All of the material should be reproduced exactly, with pictures left out.

○ ○ ○ ○

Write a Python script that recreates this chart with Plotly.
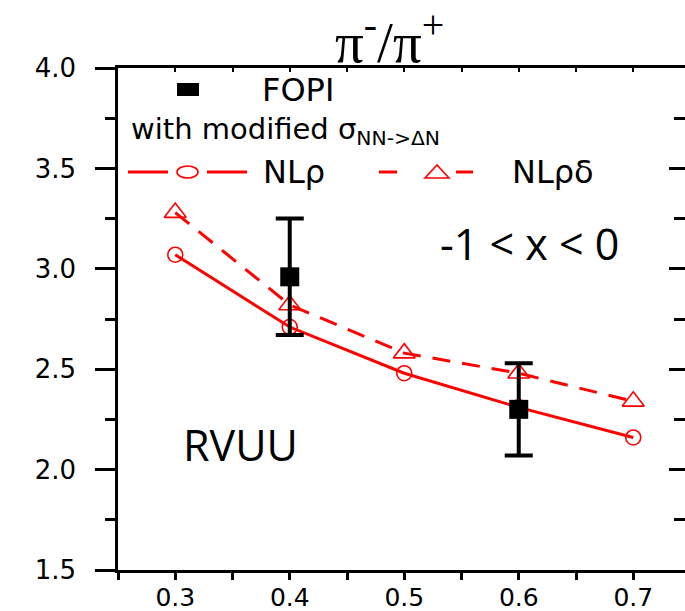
import plotly.graph_objects as go

# ---- data ----
x_vals = [0.3, 0.4, 0.5, 0.6, 0.7]
nl_rho = [3.07, 2.71, 2.48, 2.31, 2.16]
nl_rho_delta = [3.28, 2.82, 2.58, 2.48, 2.34]
fopi_x = [0.4, 0.6]
fopi_y = [2.96, 2.30]
fopi_err_plus = [0.29, 0.23]
fopi_err_minus = [0.29, 0.23]
y_ticks = [1.5, 2.0, 2.5, 3.0, 3.5, 4.0]
x_ticks = [0.3, 0.4, 0.5, 0.6, 0.7]

W, H = 685, 611
L, R, T, B = 118, 685, 68, 570


def px(p):
    return (p - L) / (R - L)


def py(p):
    return (B - p) / (B - T)


RED = "#ff0000"
YTICKFONT = dict(family="DejaVu Sans", size=26, color="black")
XTICKFONT = dict(family="DejaVu Sans", size=25, color="black")

fig = go.Figure()

fig.add_trace(go.Scatter(
    x=x_vals, y=nl_rho, mode="lines+markers", name="NLρ",
    line=dict(color=RED, width=3),
    marker=dict(symbol="circle-open", size=15, color=RED, line=dict(width=1.6, color=RED)),
    showlegend=False))
fig.add_trace(go.Scatter(
    x=x_vals, y=nl_rho_delta, mode="lines+markers", name="NLρδ",
    line=dict(color=RED, width=3, dash="18px,12px"),
    marker=dict(symbol="triangle-up-open", size=19, color=RED, line=dict(width=1.6, color=RED)),
    showlegend=False))
fig.add_trace(go.Scatter(
    x=fopi_x, y=fopi_y, mode="markers", name="FOPI",
    marker=dict(symbol="square", size=19, color="black"),
    error_y=dict(type="data", symmetric=False, array=fopi_err_plus, arrayminus=fopi_err_minus,
                 color="black", thickness=4, width=14),
    showlegend=False))
# invisible trace so the mirrored axes are drawn
fig.add_trace(go.Scatter(x=x_vals, y=nl_rho, xaxis="x2", yaxis="y2", mode="markers",
                         marker=dict(opacity=0), hoverinfo="skip", showlegend=False))

xr = [0.25, 0.25 + 0.1 * (R - L) / 114.5]
yr = [1.5, 4.0]

fig.update_layout(
    width=W, height=H,
    margin=dict(l=L, r=W - R, t=T, b=H - B),
    paper_bgcolor="white", plot_bgcolor="white",
    xaxis=dict(range=xr, tickvals=x_ticks, ticktext=[f"{v:.1f}" for v in x_ticks],
               ticks="outside", ticklen=7, tickwidth=2.5, tickcolor="black",
               minor=dict(dtick=0.05, tick0=0.25, ticks="outside", ticklen=7, tickwidth=2.5, tickcolor="black"),
               showline=True, linecolor="black", linewidth=2.5, showgrid=False, zeroline=False,
               tickfont=XTICKFONT, ticklabelstandoff=-4, automargin=False),
    yaxis=dict(range=yr, tickvals=y_ticks, ticktext=[f"{v:.1f}" for v in y_ticks],
               ticks="outside", ticklen=20, tickwidth=2.5, tickcolor="black",
               minor=dict(dtick=0.25, tick0=1.5, ticks="outside", ticklen=10, tickwidth=2.5, tickcolor="black"),
               showline=True, linecolor="black", linewidth=2.5, showgrid=False, zeroline=False,
               tickfont=YTICKFONT, ticklabelstandoff=14, automargin=False),
    xaxis2=dict(range=xr, overlaying="x", side="top", anchor="y2", tickvals=x_ticks,
                showticklabels=False, ticks="inside", ticklen=4, tickwidth=2, tickcolor="black",
                minor=dict(dtick=0.05, tick0=0.25, ticks="inside", ticklen=4, tickwidth=2, tickcolor="black"),
                showline=True, linecolor="black", linewidth=2.5, showgrid=False, zeroline=False,
                automargin=False),
    yaxis2=dict(range=yr, overlaying="y", side="right", anchor="x2", tickvals=y_ticks,
                showticklabels=False, ticks="inside", ticklen=16, tickwidth=2.5, tickcolor="black",
                minor=dict(dtick=0.25, tick0=1.5, ticks="inside", ticklen=11, tickwidth=2.5, tickcolor="black"),
                showline=False, showgrid=False, zeroline=False, automargin=False),
)

shapes = []
ann = []

# legend: FOPI
shapes.append(dict(type="rect", xref="paper", yref="paper", x0=px(177), x1=px(199), y0=py(96), y1=py(83),
                   fillcolor="black", line=dict(width=0)))
ann.append(dict(text="FOPI", x=px(260), y=py(90), xanchor="left", yanchor="middle",
                font=dict(family="DejaVu Sans", size=32, color="black")))
ann.append(dict(text="with modified σ<sub>NN-&gt;ΔN</sub>", x=px(129), y=py(131), xanchor="left", yanchor="middle",
                font=dict(family="DejaVu Sans", size=29, color="black")))
# legend: NLrho
for a, b in [(128, 168), (207, 247)]:
    shapes.append(dict(type="line", xref="paper", yref="paper", x0=px(a), x1=px(b), y0=py(172), y1=py(172),
                       line=dict(color=RED, width=3)))
shapes.append(dict(type="circle", xref="paper", yref="paper", x0=px(177), x1=px(198), y0=py(178), y1=py(166),
                   line=dict(color=RED, width=1.6)))
ann.append(dict(text="NLρ", x=px(261), y=py(172), xanchor="left", yanchor="middle",
                font=dict(family="DejaVu Sans", size=32, color="black")))
# legend: NLrho delta
for a, b in [(379, 397), (456, 473)]:
    shapes.append(dict(type="line", xref="paper", yref="paper", x0=px(a), x1=px(b), y0=py(172), y1=py(172),
                       line=dict(color=RED, width=3)))
tx0, tx1, ty0, ty1 = px(425), px(449), py(178), py(165)
shapes.append(dict(type="path", xref="paper", yref="paper",
                   path=f"M {tx0} {ty0} L {tx1} {ty0} L {(tx0 + tx1) / 2} {ty1} Z",
                   line=dict(color=RED, width=1.6)))
ann.append(dict(text="NLρδ", x=px(510), y=py(172), xanchor="left", yanchor="middle",
                font=dict(family="DejaVu Sans", size=32, color="black")))

# title and labels
ann.append(dict(text="π<sup>-</sup>/π<sup>+</sup>", x=px(389), y=py(38), xanchor="center", yanchor="middle",
                font=dict(family="Liberation Serif", size=57, color="black")))
ann.append(dict(text="-1 &lt; x &lt; 0", x=px(438), y=py(243), xanchor="left", yanchor="middle",
                font=dict(family="Open Sans", size=43, color="black")))
ann.append(dict(text="RVUU", x=px(181), y=py(444), xanchor="left", yanchor="middle",
                font=dict(family="Open Sans", size=43, color="black")))

for a in ann:
    a.update(xref="paper", yref="paper", showarrow=False)

fig.update_layout(shapes=shapes, annotations=ann)

fig.write_html("out.html", config={"displayModeBar": False},
               post_script="document.body.style.margin='0';document.body.style.overflow='hidden';")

○ ○ ○ ○

● Task answer
Write a Python script that recreates this chart with Plotly.
import plotly.graph_objects as go

# ---- data ----
x_vals = [0.3, 0.4, 0.5, 0.6, 0.7]
nl_rho = [3.07, 2.71, 2.48, 2.31, 2.16]
nl_rho_delta = [3.28, 2.82, 2.58, 2.48, 2.34]
fopi_x = [0.4, 0.6]
fopi_y = [2.96, 2.30]
fopi_err_plus = [0.29, 0.23]
fopi_err_minus = [0.29, 0.23]
y_ticks = [1.5, 2.0, 2.5, 3.0, 3.5, 4.0]
x_ticks = [0.3, 0.4, 0.5, 0.6, 0.7]

W, H = 685, 611
L, R, T, B = 118, 685, 68, 570


def px(p):
    return (p - L) / (R - L)


def py(p):
    return (B - p) / (B - T)


RED = "#ff0000"
YTICKFONT = dict(family="DejaVu Sans", size=26, color="black")
XTICKFONT = dict(family="DejaVu Sans", size=25, color="black")

fig = go.Figure()

fig.add_trace(go.Scatter(
    x=x_vals, y=nl_rho, mode="lines+markers", name="NLρ",
    line=dict(color=RED, width=3),
    marker=dict(symbol="circle-open", size=15, color=RED, line=dict(width=1.6, color=RED)),
    showlegend=False))
fig.add_trace(go.Scatter(
    x=x_vals, y=nl_rho_delta, mode="lines+markers", name="NLρδ",
    line=dict(color=RED, width=3, dash="18px,12px"),
    marker=dict(symbol="triangle-up-open", size=19, color=RED, line=dict(width=1.6, color=RED)),
    showlegend=False))
fig.add_trace(go.Scatter(
    x=fopi_x, y=fopi_y, mode="markers", name="FOPI",
    marker=dict(symbol="square", size=19, color="black"),
    error_y=dict(type="data", symmetric=False, array=fopi_err_plus, arrayminus=fopi_err_minus,
                 color="black", thickness=4, width=14),
    showlegend=False))
# invisible trace so the mirrored axes are drawn
fig.add_trace(go.Scatter(x=x_vals, y=nl_rho, xaxis="x2", yaxis="y2", mode="markers",
                         marker=dict(opacity=0), hoverinfo="skip", showlegend=False))

xr = [0.25, 0.25 + 0.1 * (R - L) / 114.5]
yr = [1.5, 4.0]

fig.update_layout(
    width=W, height=H,
    margin=dict(l=L, r=W - R, t=T, b=H - B),
    paper_bgcolor="white", plot_bgcolor="white",
    xaxis=dict(range=xr, tickvals=x_ticks, ticktext=[f"{v:.1f}" for v in x_ticks],
               ticks="outside", ticklen=7, tickwidth=2.5, tickcolor="black",
               minor=dict(dtick=0.05, tick0=0.25, ticks="outside", ticklen=7, tickwidth=2.5, tickcolor="black"),
               showline=True, linecolor="black", linewidth=2.5, showgrid=False, zeroline=False,
               tickfont=XTICKFONT, ticklabelstandoff=-4, automargin=False),
    yaxis=dict(range=yr, tickvals=y_ticks, ticktext=[f"{v:.1f}" for v in y_ticks],
               ticks="outside", ticklen=20, tickwidth=2.5, tickcolor="black",
               minor=dict(dtick=0.25, tick0=1.5, ticks="outside", ticklen=10, tickwidth=2.5, tickcolor="black"),
               showline=True, linecolor="black", linewidth=2.5, showgrid=False, zeroline=False,
               tickfont=YTICKFONT, ticklabelstandoff=14, automargin=False),
    xaxis2=dict(range=xr, overlaying="x", side="top", anchor="y2", tickvals=x_ticks,
                showticklabels=False, ticks="inside", ticklen=4, tickwidth=2, tickcolor="black",
                minor=dict(dtick=0.05, tick0=0.25, ticks="inside", ticklen=4, tickwidth=2, tickcolor="black"),
                showline=True, linecolor="black", linewidth=2.5, showgrid=False, zeroline=False,
                automargin=False),
    yaxis2=dict(range=yr, overlaying="y", side="right", anchor="x2", tickvals=y_ticks,
                showticklabels=False, ticks="inside", ticklen=16, tickwidth=2.5, tickcolor="black",
                minor=dict(dtick=0.25, tick0=1.5, ticks="inside", ticklen=11, tickwidth=2.5, tickcolor="black"),
                showline=False, showgrid=False, zeroline=False, automargin=False),
)

shapes = []
ann = []

# legend: FOPI
shapes.append(dict(type="rect", xref="paper", yref="paper", x0=px(177), x1=px(199), y0=py(96), y1=py(83),
                   fillcolor="black", line=dict(width=0)))
ann.append(dict(text="FOPI", x=px(260), y=py(90), xanchor="left", yanchor="middle",
                font=dict(family="DejaVu Sans", size=32, color="black")))
ann.append(dict(text="with modified σ<sub>NN-&gt;ΔN</sub>", x=px(129), y=py(131), xanchor="left", yanchor="middle",
                font=dict(family="DejaVu Sans", size=29, color="black")))
# legend: NLrho
for a, b in [(128, 168), (207, 247)]:
    shapes.append(dict(type="line", xref="paper", yref="paper", x0=px(a), x1=px(b), y0=py(172), y1=py(172),
                       line=dict(color=RED, width=3)))
shapes.append(dict(type="circle", xref="paper", yref="paper", x0=px(177), x1=px(198), y0=py(178), y1=py(166),
                   line=dict(color=RED, width=1.6)))
ann.append(dict(text="NLρ", x=px(261), y=py(172), xanchor="left", yanchor="middle",
                font=dict(family="DejaVu Sans", size=32, color="black")))
# legend: NLrho delta
for a, b in [(379, 397), (456, 473)]:
    shapes.append(dict(type="line", xref="paper", yref="paper", x0=px(a), x1=px(b), y0=py(172), y1=py(172),
                       line=dict(color=RED, width=3)))
tx0, tx1, ty0, ty1 = px(425), px(449), py(178), py(165)
shapes.append(dict(type="path", xref="paper", yref="paper",
                   path=f"M {tx0} {ty0} L {tx1} {ty0} L {(tx0 + tx1) / 2} {ty1} Z",
                   line=dict(color=RED, width=1.6)))
ann.append(dict(text="NLρδ", x=px(510), y=py(172), xanchor="left", yanchor="middle",
                font=dict(family="DejaVu Sans", size=32, color="black")))

# title and labels
ann.append(dict(text="π<sup>-</sup>/π<sup>+</sup>", x=px(389), y=py(38), xanchor="center", yanchor="middle",
                font=dict(family="Liberation Serif", size=57, color="black")))
ann.append(dict(text="-1 &lt; x &lt; 0", x=px(438), y=py(243), xanchor="left", yanchor="middle",
                font=dict(family="Open Sans", size=43, color="black")))
ann.append(dict(text="RVUU", x=px(181), y=py(444), xanchor="left", yanchor="middle",
                font=dict(family="Open Sans", size=43, color="black")))

for a in ann:
    a.update(xref="paper", yref="paper", showarrow=False)

fig.update_layout(shapes=shapes, annotations=ann)

fig.write_html("out.html", config={"displayModeBar": False},
               post_script="document.body.style.margin='0';document.body.style.overflow='hidden';")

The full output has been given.